The language standard leaves several degrees of freedom to the implementations.
Firstly, even if the program is implemented correctly, its behavior might depend on implementation-defined language features. For example, different implementations can have different ranges for basic integer types.
Secondly, the program might simply be broken. A broken program in this context is a program that relies on behavior that is either undefined or unspecified by the language. This program will appear to "work" in some way, but its actual behavior will depend on unpredictable factors and, therefore, will be inconsistent.
Practice show that in many (if not most) cases when people complain about inconsistently behaving C programs, they are actually failing to realize that they are dealing with a broken program.
Do you have an example?
The language is standardized, but a lot of aspects of it are implementation-defined or even undefined.
For example, this:
printf("sizeof (int) = %u\n", (unsigned)sizeof (int));
will print different numbers on different systems, depending on how big int is.

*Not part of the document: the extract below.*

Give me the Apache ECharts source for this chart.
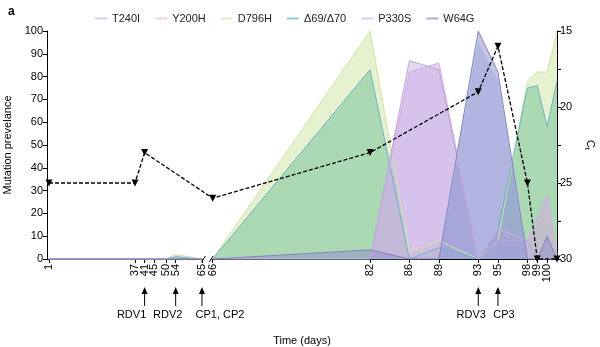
<!DOCTYPE html>
<html><head><meta charset="utf-8">
<script src="https://cdn.jsdelivr.net/npm/echarts@6/dist/echarts.min.js"></script>
<style>html,body{margin:0;padding:0;background:#fff}#c{width:600px;height:347px}</style>
</head><body><div id="c"></div>
<script>
// ---- data ----
const days  = [1,37,41,45,50,54,65,66,82,86,89,93,95,98,99,100,101];
const t240i = [0,0,0,0,0,0,0, 0,0,87,83,0,8,8,0,0,0];
const y200h = [0,0,0,0,0,0,0, 0,0,82,86,0,13,8,18,28,2];
const d796h = [0,0,0,0,0,2,0, 0,100,3,8,0,8,78,82,82,99];
const d6970 = [0,0,0,0,0,1,0, 0,83,0,5,0,13,75,76,58,78];
const p330s = [0,0,0,0,0,0,0, 0,0,0,0,95,78,0,0,0,0];
const w64g  = [0,0,0,0,0,0,0, 0,4,0,0,100,82,0,0,10,0];
const ctDays   = [1,37,41,66,82,93,95,98,99,101];
const ctValues = [25,25,23,26,23,19,16,25,30,30];
const annotations = [
  {day:41, text:'RDV1'}, {day:54, text:'RDV2'}, {day:65, text:'CP1, CP2'},
  {day:93, text:'RDV3'}, {day:95, text:'CP3'}
];
const yTicks = [0,10,20,30,40,50,60,70,80,90,100];

// ---- piecewise time scale (axis break between 65 and 66) ----
const K1 = 2.39, K2 = 9.837, GAP = 10.7;
function pos(d){ return d <= 65 ? 2 + (d-1)*K1 : 2 + 64*K1 + GAP + (d-66)*K2; }
const posToDay = {};
days.forEach(d => { posToDay[pos(d).toFixed(3)] = d; });

function build(vals){
  const out = [];
  days.forEach((d,i) => {
    if (d === 66) out.push([pos(65.5), '-']);
    out.push([pos(d), vals[i]]);
  });
  return out;
}

const FONT = 'Liberation Sans';
const defs = [
  {name:'D796H',   vals:d796h, fill:'#cbe3a0', line:'#cfe4a8', leg:'#dcecc8'},
  {name:'Δ69/Δ70', vals:d6970, fill:'#70c29a', line:'#6cb4c8', leg:'#90c8d8'},
  {name:'Y200H',   vals:y200h, fill:'#d9a6e6', line:'#dba8e4', leg:'#f0d0f0'},
  {name:'T240I',   vals:t240i, fill:'#c2b4e4', line:'#b8a8dc', leg:'#d8d0ea'},
  {name:'P330S',   vals:p330s, fill:'#a8c2ea', line:'#a4c0e4', leg:'#c8d8ee'},
  {name:'W64G',    vals:w64g,  fill:'#8f8ccc', line:'#8a80bc', leg:'#b4acd0'}
];
const legendOrder = ['T240I','Y200H','D796H','Δ69/Δ70','P330S','W64G'];

const series = defs.map(s => ({
  name: s.name, type:'line', data: build(s.vals), symbol:'none',
  lineStyle:{color:s.line, width:1}, itemStyle:{color:s.line},
  areaStyle:{color:s.fill, opacity:0.5}, z:2
}));
series.push({
  name:'Ct', type:'line', yAxisIndex:1,
  data: ctDays.map((d,i)=>[pos(d), ctValues[i]]),
  lineStyle:{color:'#000', width:1.3, type:[4,2]},
  itemStyle:{color:'#000'}, symbol:'triangle', symbolRotate:180, symbolSize:7, z:5
});

const chart = echarts.init(document.getElementById('c'), null, {renderer:'canvas'});
const option = {
  animation:false,
  textStyle:{fontFamily:FONT},
  title:{text:'a', left:3, top:1, textStyle:{fontSize:12, fontWeight:'bold', color:'#000', fontFamily:FONT}},
  legend:{
    data: legendOrder.map(n => ({name:n, itemStyle:{color:defs.find(d=>d.name===n).leg}})),
    left:90, top:8, icon:'rect', itemWidth:12, itemHeight:2, itemGap:15,
    textStyle:{fontSize:11, color:'#222', fontFamily:FONT}
  },
  grid:{left:47, right:43, top:31, bottom:88, containLabel:false, outerBoundsMode:'none'},
  xAxis:{
    type:'value', min:0, max:510,
    name:'Time (days)', nameLocation:'middle', nameGap:76,
    nameTextStyle:{fontSize:11, color:'#000'},
    axisLine:{show:true, lineStyle:{color:'#000', width:1}},
    axisTick:{show:true, length:4, lineStyle:{color:'#000'}, customValues: days.map(pos)},
    axisLabel:{rotate:90, fontSize:11, color:'#000', margin:5,
      customValues: days.map(pos),
      formatter: v => String(posToDay[Number(v).toFixed(3)] ?? '')},
    splitLine:{show:false}
  },
  yAxis:[{
    type:'value', min:0, max:100, interval:10,
    name:'Mutation prevelance', nameLocation:'middle', nameGap:24,
    nameTextStyle:{fontSize:11, color:'#000'},
    axisLine:{show:true, lineStyle:{color:'#000'}},
    axisTick:{show:true, length:4, lineStyle:{color:'#000'}},
    axisLabel:{fontSize:11, color:'#000', margin:4,
      formatter: v => yTicks.includes(v) ? String(v) : ''},
    splitLine:{show:false}
  },{
    type:'value', min:15, max:30, interval:2.5, inverse:true, position:'right',
    name:'{c|C}{t|t}', nameLocation:'middle', nameGap:17, nameRotate:-90,
    nameTextStyle:{color:'#000', rich:{c:{fontSize:11, color:'#000'}, t:{fontSize:8, color:'#000', verticalAlign:'bottom', padding:[5,0,0,0]}}},
    axisLine:{show:true, lineStyle:{color:'#000'}},
    axisTick:{show:true, length:4, lineStyle:{color:'#000'}},
    axisLabel:{fontSize:11, color:'#000', margin:3,
      formatter: v => (v % 5 === 0) ? String(v) : ''},
    splitLine:{show:false}
  }],
  series: series
};
chart.setOption(option);

// annotations + axis break marks, positioned through the axis scale
const gfx = [];
const axisY = chart.convertToPixel({yAxisIndex:0}, 0);
annotations.forEach(a => {
  const x = chart.convertToPixel({xAxisIndex:0}, pos(a.day));
  const dx = {RDV1:-13, RDV2:-8, 'CP1, CP2':18, RDV3:-7, CP3:6}[a.text];
  gfx.push({type:'line', shape:{x1:x, y1:axisY+47, x2:x, y2:axisY+32}, style:{stroke:'#000', lineWidth:1}});
  gfx.push({type:'polygon', shape:{points:[[x,axisY+28],[x-3,axisY+35],[x+3,axisY+35]]}, style:{fill:'#000'}});
  gfx.push({type:'text', x:x+dx, y:axisY+56, style:{text:a.text, fill:'#000', font:'11px ' + FONT, align:'center', verticalAlign:'middle'}});
});
const xa = chart.convertToPixel({xAxisIndex:0}, pos(65));
const xb = chart.convertToPixel({xAxisIndex:0}, pos(66));
gfx.push({type:'rect', shape:{x:xa+1, y:axisY-1.5, width:xb-xa-2, height:3}, style:{fill:'#fff'}, z:100});
[xa+1.5, xb-1.5].forEach(x => {
  gfx.push({type:'line', shape:{x1:x-2, y1:axisY+3, x2:x+2, y2:axisY-3}, style:{stroke:'#000', lineWidth:1}, z:101});
});
chart.setOption({graphic: gfx});
</script>
</body></html>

There are many things within C that are implementation-defined. This means that the people who create the compilers can choose how they want to handle those situations. In general, for portability it is best in most cases to not rely on undefined behavior, even when most or all compilers handle it the same way. If you provide some code that different compilers are treating differently, perhaps we can tell you why they are doing that and how to fix it.
An example of undefined behavior is referencing an uninitialized variable like this:
int *a;
printf("%d", *a);
In most implementations, you will see some junk integer that doesn't mean anything (along with a warning). It is whatever value happened to be stored in the memory location pointed to by a; however, technically, the implementation could have specified that referencing an uninitialized variable will always give 0 (or something like that). The reason that this is not the case is because it is much more difficult to implement. Nevertheless, you should still not count on getting whatever happened to be in the memory location pointed to by a. It may or may not be what you get.

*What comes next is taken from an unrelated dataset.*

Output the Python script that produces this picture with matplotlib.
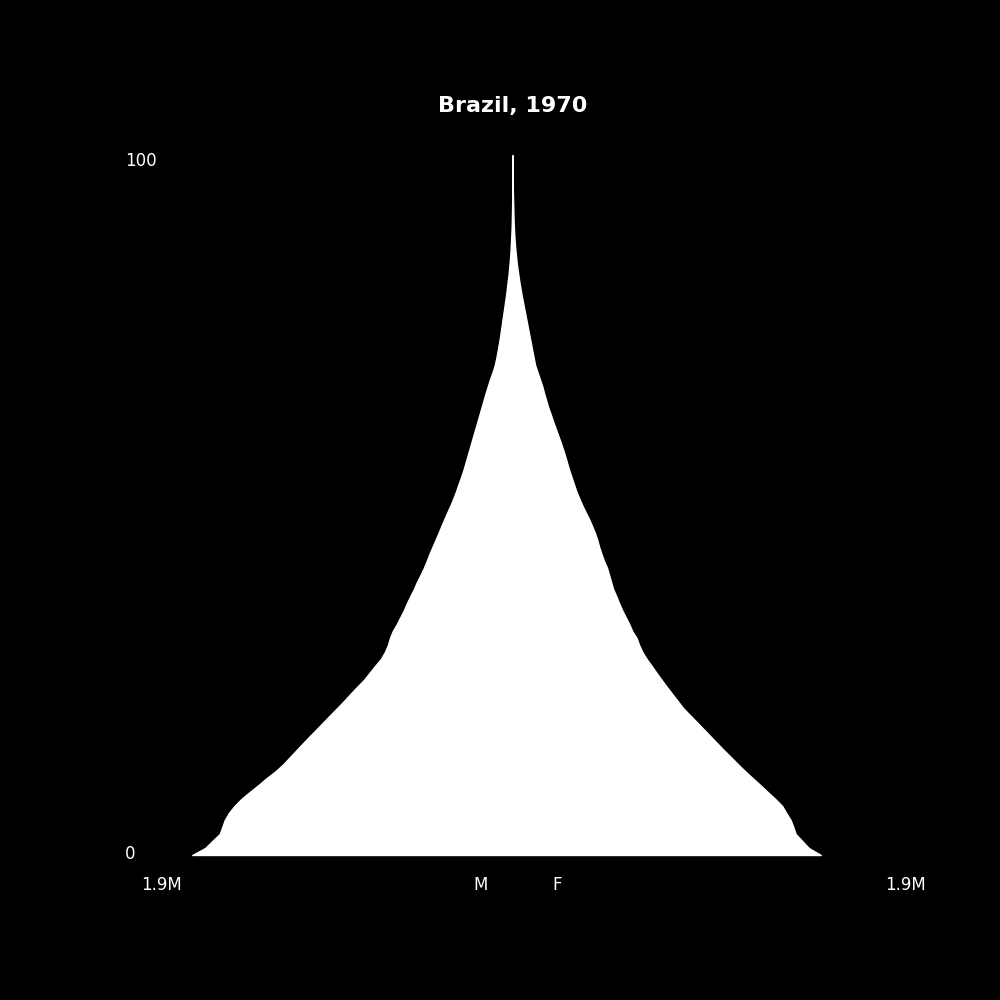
import matplotlib
matplotlib.use("Agg")
import matplotlib.pyplot as plt
import numpy as np

title = "Brazil, 1970"
ages = list(range(0, 101))
# population in thousands, single-year ages 0..100
male = [1900, 1823, 1781, 1737, 1722, 1707, 1683, 1650, 1609, 1559,
        1507, 1458, 1404, 1359, 1320, 1281, 1242, 1202, 1161, 1121,
        1081, 1040, 1000, 962, 923, 882, 849, 816, 781, 757,
        739, 727, 710, 686, 665, 644, 626, 606, 585, 567,
        546, 526, 509, 493, 475, 457, 439, 422, 404, 386,
        367, 350, 334, 320, 305, 291, 279, 267, 255, 243,
        231, 219, 207, 195, 183, 171, 159, 146, 133, 118,
        105, 96, 88, 81, 74, 68, 62, 56, 50, 44,
        38, 33, 28, 23, 19, 15.5, 12.5, 10, 8, 6,
        4.5, 3.5, 2.7, 2, 1.5, 1, 0.8, 0.6, 0.4, 0.3, 0.2]
female = [1829, 1758, 1719, 1680, 1666, 1650, 1624, 1600, 1559, 1514,
          1470, 1424, 1379, 1336, 1295, 1253, 1213, 1173, 1133, 1093,
          1052, 1012, 980, 948, 916, 885, 855, 826, 796, 770,
          751, 736, 710, 692, 671, 650, 632, 615, 597, 585,
          573, 561, 543, 528, 514, 503, 489, 472, 454, 433,
          413, 395, 378, 364, 350, 336, 324, 312, 299, 285,
          270, 255, 240, 226, 211, 199, 187, 176, 162, 148,
          134, 126, 118, 110, 102, 94, 86, 78, 70, 62,
          54, 47, 40, 34, 28, 23, 19, 15, 12, 9.5,
          7.5, 6, 5, 4, 3, 2, 1.5, 1, 0.7, 0.5, 0.3]
scale_label = "1.9M"
sex_labels = ["M", "F"]
age_labels = ["0", "100"]

plt.rcParams['font.family'] = ['DejaVu Sans']
fig = plt.figure(figsize=(10, 10), dpi=100, facecolor='black')
ax = fig.add_subplot(111)
ax.set_facecolor('black')

a = np.array(ages)
m = np.array(male)
f = np.array(female)
ax.fill_betweenx(a, -m, f, facecolor='white', edgecolor='white', linewidth=1)

lim = max(m.max(), f.max()) * 1.21
ax.set_xlim(-lim, lim)
ax.set_ylim(-5, 105)
for s in ax.spines.values():
    s.set_visible(False)
ax.set_xticks([])
ax.set_yticks([])

ax.set_title(title, fontsize=16, fontweight='bold', color='white')

tr = ax.transAxes
ax.text(0.0468, 0.0, scale_label, transform=tr, ha='center', va='baseline', color='white', fontsize=12)
ax.text(1.0065, 0.0, scale_label, transform=tr, ha='center', va='baseline', color='white', fontsize=12)
ax.text(0.4594, 0.0, sex_labels[0], transform=tr, ha='center', va='baseline', color='white', fontsize=12)
ax.text(0.5574, 0.0, sex_labels[1], transform=tr, ha='center', va='baseline', color='white', fontsize=12)
ax.text(0.0, 0.0403, age_labels[0], transform=tr, ha='left', va='baseline', color='white', fontsize=12)
ax.text(0.0, 0.9403, age_labels[1], transform=tr, ha='left', va='baseline', color='white', fontsize=12)

fig.savefig("out.png", dpi=100, facecolor='black')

For the most part, it's when a programmer uses undefined behaviour and the compiler has to try to guess what you mean.
An example of another potential problem: C++0x just got approved, but the final draft isn't publicly available. As soon as it becomes available, some compilers may add support before others.
Part of a solution: Many compilers have a way to compile to a certain specification. For instance, with GCC, you may compile with "gcc programname.c -ansi" to make sure that your code adheres to the ANSI standard. This will go a ways to ensuring consistency.